Figure scripts:
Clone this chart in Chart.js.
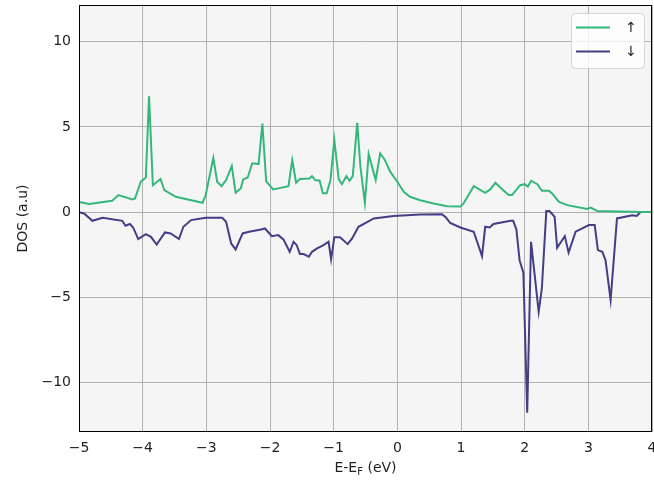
<!DOCTYPE html>
<html>
<head>
<meta charset="utf-8">
<script src="https://cdn.jsdelivr.net/npm/chart.js@4"></script>
<style>
html,body{margin:0;padding:0;background:#fff;}
#wrap{width:654px;height:487px;}
</style>
</head>
<body>
<div id="wrap"><canvas id="c" width="654" height="487"></canvas></div>
<script>
const seriesLabels = ['↑', '↓'];
const xTicks = [-5, -4, -3, -2, -1, 0, 1, 2, 3, 4];
const yTicks = [-10, -5, 0, 5, 10];
const xTitleMain = 'E-E';
const xTitleSub = 'F';
const xTitleEnd = ' (eV)';
const yTitle = 'DOS (a.u)';

const energyUp = [-5, -4.84, -4.48, -4.38, -4.16, -4.12, -4.03, -3.95, -3.9, -3.84, -3.72, -3.66, -3.48, -3.06, -3.01, -2.89, -2.83, -2.76, -2.69, -2.6, -2.54, -2.46, -2.42, -2.35, -2.28, -2.18, -2.12, -2.06, -1.95, -1.71, -1.65, -1.59, -1.53, -1.38, -1.34, -1.29, -1.22, -1.17, -1.11, -1.05, -0.99, -0.92, -0.87, -0.8, -0.75, -0.7, -0.63, -0.58, -0.51, -0.45, -0.34, -0.27, -0.2, -0.11, 0.0, 0.1, 0.2, 0.36, 0.57, 0.78, 0.99, 1.04, 1.2, 1.38, 1.46, 1.54, 1.65, 1.75, 1.8, 1.93, 2.0, 2.05, 2.1, 2.2, 2.27, 2.38, 2.43, 2.54, 2.67, 2.98, 3.04, 3.14, 3.82, 4.0];
const dosUp = [0.6, 0.47, 0.66, 1.0, 0.74, 0.8, 1.78, 2.03, 6.8, 1.58, 1.95, 1.29, 0.9, 0.55, 1.0, 3.19, 1.78, 1.52, 1.88, 2.7, 1.13, 1.39, 1.92, 2.03, 2.86, 2.82, 5.2, 1.8, 1.33, 1.52, 3.05, 1.72, 1.94, 1.97, 2.11, 1.88, 1.84, 1.1, 1.1, 1.88, 4.22, 1.92, 1.64, 2.11, 1.84, 2.11, 5.24, 2.66, 0.55, 3.4, 1.88, 3.44, 3.09, 2.36, 1.78, 1.19, 0.9, 0.7, 0.51, 0.35, 0.33, 0.51, 1.52, 1.13, 1.33, 1.72, 1.33, 1.0, 1.0, 1.58, 1.64, 1.49, 1.84, 1.64, 1.25, 1.25, 1.1, 0.6, 0.41, 0.18, 0.27, 0.06, 0, 0];

const energyDown = [-5, -4.92, -4.79, -4.63, -4.32, -4.27, -4.2, -4.15, -4.07, -3.95, -3.87, -3.78, -3.65, -3.56, -3.43, -3.36, -3.24, -3.01, -2.75, -2.69, -2.61, -2.54, -2.43, -2.33, -2.14, -2.08, -1.97, -1.87, -1.79, -1.69, -1.63, -1.58, -1.53, -1.47, -1.39, -1.34, -1.26, -1.16, -1.08, -1.04, -0.99, -0.9, -0.78, -0.71, -0.61, -0.37, -0.06, 0.36, 0.7, 0.76, 0.83, 0.99, 1.2, 1.33, 1.38, 1.45, 1.51, 1.78, 1.82, 1.87, 1.92, 1.98, 2.04, 2.1, 2.16, 2.22, 2.27, 2.34, 2.39, 2.47, 2.51, 2.63, 2.69, 2.8, 3.01, 3.1, 3.15, 3.22, 3.27, 3.35, 3.45, 3.69, 3.76, 3.82, 4.0];
const dosDown = [0, -0.08, -0.51, -0.33, -0.51, -0.8, -0.7, -0.9, -1.58, -1.29, -1.45, -1.9, -1.19, -1.25, -1.58, -0.86, -0.47, -0.33, -0.33, -0.57, -1.84, -2.19, -1.25, -1.15, -1.02, -0.96, -1.41, -1.35, -1.6, -2.33, -1.74, -1.94, -2.46, -2.46, -2.62, -2.33, -2.13, -1.94, -1.74, -2.77, -1.48, -1.48, -1.88, -1.54, -0.86, -0.37, -0.23, -0.14, -0.12, -0.3, -0.63, -0.9, -1.15, -2.58, -0.86, -0.9, -0.7, -0.51, -0.51, -1.02, -2.82, -3.56, -11.77, -1.74, -3.79, -5.85, -4.48, 0.06, 0.06, -0.27, -2.09, -1.41, -2.38, -1.15, -0.76, -0.76, -2.23, -2.33, -2.82, -5.16, -0.37, -0.18, -0.23, 0, 0];

const colorUp = '#35b779';
const colorDown = '#433e85';
const FONT = '"DejaVu Sans", sans-serif';

const pts = (xs, ys) => xs.map((x, i) => ({x: x, y: ys[i]}));
const fmt = v => String(v).replace('-', '\u2212');

const decor = {
  id: 'decor',
  beforeDraw(chart) {
    const a = chart.chartArea, ctx = chart.ctx;
    ctx.save();
    ctx.fillStyle = '#f5f5f5';
    ctx.fillRect(a.left, a.top, a.right - a.left, a.bottom - a.top);
    ctx.restore();
  },
  afterDatasetsDraw(chart) {
    const a = chart.chartArea, ctx = chart.ctx;
    ctx.save();
    ctx.strokeStyle = '#000';
    ctx.lineWidth = 1;
    ctx.strokeRect(a.left + 0.5, a.top + 0.5, a.right - a.left - 1, a.bottom - a.top - 1);
    ctx.restore();
  },
  afterDraw(chart) {
    const a = chart.chartArea, ctx = chart.ctx;
    ctx.save();
    // legend box
    const bx = a.right - 81, by = a.top + 8, bw = 73, bh = 55;
    ctx.beginPath();
    ctx.roundRect(bx + 0.5, by + 0.5, bw, bh, 4);
    ctx.fillStyle = 'rgba(255,255,255,0.8)';
    ctx.fill();
    ctx.strokeStyle = '#d6d6d6';
    ctx.lineWidth = 1;
    ctx.stroke();
    const ds = chart.data.datasets;
    const rows = [by + 14.5, by + 38.5];
    ds.forEach((d, i) => {
      ctx.beginPath();
      ctx.strokeStyle = d.borderColor;
      ctx.lineWidth = 2;
      ctx.moveTo(bx + 5, rows[i]);
      ctx.lineTo(bx + 39, rows[i]);
      ctx.stroke();
      ctx.fillStyle = '#222';
      ctx.font = '14px ' + FONT;
      ctx.textAlign = 'center';
      ctx.textBaseline = 'middle';
      ctx.fillText(d.label, bx + 60, rows[i] + 1);
    });
    // y title
    ctx.save();
    ctx.translate(23, (a.top + a.bottom) / 2);
    ctx.rotate(-Math.PI / 2);
    ctx.font = '14px ' + FONT;
    ctx.fillStyle = '#222';
    ctx.textAlign = 'center';
    ctx.textBaseline = 'middle';
    ctx.fillText(yTitle, 0, 0);
    ctx.restore();
    // x title with subscript
    ctx.font = '14px ' + FONT;
    const w1 = ctx.measureText(xTitleMain).width;
    const w3 = ctx.measureText(xTitleEnd).width;
    ctx.font = '10px ' + FONT;
    const w2 = ctx.measureText(xTitleSub).width;
    const total = w1 + w2 + w3;
    let x0 = (a.left + a.right) / 2 - total / 2;
    const base = 472;
    ctx.fillStyle = '#222';
    ctx.textAlign = 'left';
    ctx.textBaseline = 'alphabetic';
    ctx.font = '14px ' + FONT;
    ctx.fillText(xTitleMain, x0, base);
    ctx.font = '10px ' + FONT;
    ctx.fillText(xTitleSub, x0 + w1, base + 3);
    ctx.font = '14px ' + FONT;
    ctx.fillText(xTitleEnd, x0 + w1 + w2, base);
    ctx.restore();
  }
};

new Chart(document.getElementById('c'), {
  type: 'line',
  data: {
    datasets: [
      {label: seriesLabels[0], data: pts(energyUp, dosUp), borderColor: colorUp, backgroundColor: colorUp, borderWidth: 2, pointRadius: 0, tension: 0, fill: false},
      {label: seriesLabels[1], data: pts(energyDown, dosDown), borderColor: colorDown, backgroundColor: colorDown, borderWidth: 2, pointRadius: 0, tension: 0, fill: false}
    ]
  },
  options: {
    responsive: false,
    animation: false,
    devicePixelRatio: 1,
    layout: {padding: {left: 0, right: 2, top: 5, bottom: 0}},
    plugins: {legend: {display: false}, tooltip: {enabled: false}},
    scales: {
      x: {
        type: 'linear', min: -5, max: 4,
        afterBuildTicks: s => { s.ticks = xTicks.map(v => ({value: v})); },
        afterFit: s => { s.height = 55; s.paddingLeft = 0; s.paddingRight = 0; },
        grid: {color: '#b0b0b0', lineWidth: 1, drawTicks: false},
        border: {display: false},
        ticks: {autoSkip: false, maxRotation: 0, padding: 8, color: '#222', font: {family: FONT, size: 14}, callback: v => fmt(v)}
      },
      y: {
        type: 'linear', min: -12.9, max: 12.15,
        afterBuildTicks: s => { s.ticks = yTicks.map(v => ({value: v})); },
        afterFit: s => { s.width = 79; s.paddingTop = 0; s.paddingBottom = 0; },
        grid: {color: '#b0b0b0', lineWidth: 1, drawTicks: false},
        border: {display: false},
        ticks: {padding: 8, color: '#222', font: {family: FONT, size: 14}, callback: v => fmt(v)}
      }
    }
  },
  plugins: [decor]
});
</script>
</body>
</html>
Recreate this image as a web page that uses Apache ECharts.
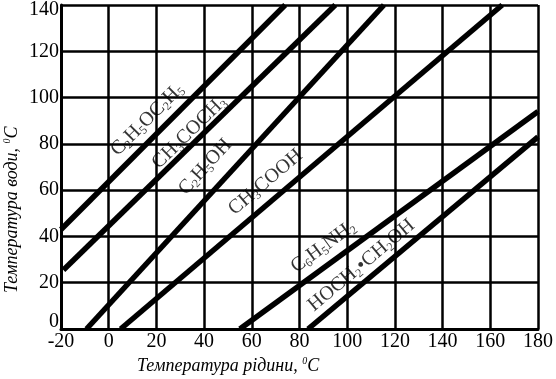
<!DOCTYPE html>
<html>
<head>
<meta charset="utf-8">
<script src="https://cdn.jsdelivr.net/npm/echarts@6/dist/echarts.min.js"></script>
<style>html,body{margin:0;padding:0;background:#fff}#c{width:556px;height:379px}</style>
</head>
<body>
<div id="c"></div>
<script>
// ---- data ----
const xTitle = 'Температура рідини, ';
const yTitle = 'Температура води, ';
const lineNames = ['C2H5OC2H5', 'CH3COCH3', 'C2H5OH', 'CH3COOH', 'C6H5NH2', 'HOCH2•CH2OH'];
const etherLine   = [[-20, 43], [74, 140]];
const acetoneLine = [[-19, 25.5], [95, 140]];
const ethanolLine = [[-9.3, 0], [115.4, 140]];
const aceticLine  = [[5, 0], [165, 140]];
const anilineLine = [[55, 0], [180, 94]];
const glycolLine  = [[83.6, 0], [180, 83]];
const lines = [etherLine, acetoneLine, ethanolLine, aceticLine, anilineLine, glycolLine];
// label anchor points (data units)
const labelAnchors = [[16.2, 90.5], [33.8, 84.9], [40.5, 70], [65.8, 63.4], [90, 35.5], [106, 27.5]];
const labelTexts = [
  '{b|C}{s|2}{b|H}{s|5}{b|OC}{s|2}{b|H}{s|5}',
  '{b|CH}{s|3}{b|COCH}{s|3}',
  '{b|C}{s|2}{b|H}{s|5}{b|OH}',
  '{b|CH}{s|3}{b|COOH}',
  '{b|C}{s|6}{b|H}{s|5}{b|NH}{s|2}',
  '{b|HOCH}{s|2}{b|•CH}{s|2}{b|OH}'
];

const FONT = '"Liberation Serif", "Times New Roman", serif';
const chart = echarts.init(document.getElementById('c'), null, {renderer: 'canvas'});

const richLbl = {
  b: {fontFamily: FONT, fontSize: 20, color: '#000', lineHeight: 22},
  s: {fontFamily: FONT, fontSize: 12, color: '#000', lineHeight: 12, verticalAlign: 'bottom'}
};

function baseOption() {
  return {
    animation: false,
    backgroundColor: '#fff',
    grid: {left: 61, right: 9, top: 4, bottom: 50, containLabel: false},
    xAxis: {
      type: 'value', min: -20, max: 180, interval: 20,
      axisLine: {show: true, onZero: false, lineStyle: {color: '#000', width: 3}},
      axisTick: {show: false},
      splitLine: {show: true, lineStyle: {color: '#000', width: 2.5}},
      axisLabel: {color: '#000', fontFamily: FONT, fontSize: 20, margin: 3}
    },
    yAxis: {
      type: 'value', min: 0, max: 140, interval: 20,
      axisLine: {show: true, onZero: false, lineStyle: {color: '#000', width: 3}},
      axisTick: {show: false},
      splitLine: {show: true, lineStyle: {color: '#000', width: 2.5}},
      axisLabel: {
        color: '#000', fontFamily: FONT, fontSize: 20, margin: 2,
        formatter: function (v) {
          if (v === 0) return '{lo|0}';
          if (v === 140) return '{hi|140}';
          return String(v);
        },
        rich: {
          lo: {fontFamily: FONT, fontSize: 20, color: '#000', padding: [0, 0, 14, 0]},
          hi: {fontFamily: FONT, fontSize: 20, color: '#000', padding: [10, 0, 0, 0]}
        }
      }
    },
    graphic: [
      {
        type: 'text', left: 137, top: 356,
        style: {
          text: '{i|' + xTitle + '}{p|0}{i|C}',
          rich: {
            i: {fontFamily: FONT, fontStyle: 'italic', fontSize: 18, fill: '#000', lineHeight: 20},
            p: {fontFamily: FONT, fontStyle: 'italic', fontSize: 10, fill: '#000', lineHeight: 10, verticalAlign: 'top', padding: [0, 0, 8, 0]}
          }
        }
      },
      {
        type: 'text', x: 2, y: 293, rotation: Math.PI / 2,
        style: {
          text: '{i|' + yTitle + '}{p|0}{i|C}',
          rich: {
            i: {fontFamily: FONT, fontStyle: 'italic', fontSize: 18, fill: '#000', lineHeight: 20},
            p: {fontFamily: FONT, fontStyle: 'italic', fontSize: 10, fill: '#000', lineHeight: 10, verticalAlign: 'top', padding: [0, 0, 8, 0]}
          }
        }
      }
    ],
    series: lines.map((d, i) => ({
      type: 'line', name: lineNames[i], data: d, showSymbol: false, symbol: 'none',
      lineStyle: {color: '#000', width: 5.5, cap: 'butt'}, silent: true, z: 5
    }))
  };
}

chart.setOption(baseOption());

// rotate labels along lines using the chart's own scales
const labelSeries = lines.map((d, i) => {
  const p1 = chart.convertToPixel({gridIndex: 0}, d[0]);
  const p2 = chart.convertToPixel({gridIndex: 0}, d[1]);
  const ang = Math.atan2(p1[1] - p2[1], p2[0] - p1[0]) * 180 / Math.PI;
  return {
    type: 'scatter', data: [labelAnchors[i]], symbolSize: 1,
    itemStyle: {color: 'rgba(0,0,0,0)'}, silent: true, z: 6,
    label: {
      show: true, position: 'inside', rotate: ang,
      formatter: labelTexts[i], rich: richLbl, backgroundColor: 'transparent'
    }
  };
});
const opt = baseOption();
opt.series = opt.series.concat(labelSeries);
chart.setOption(opt, true);
</script>
</body>
</html>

WHAT TO WORK ON: Search the material above for "this". Pull out each line where it shows up.

THE COMPLETED TASK:
Clone this chart in Chart.js.
Recreate this image as a web page that uses Apache ECharts.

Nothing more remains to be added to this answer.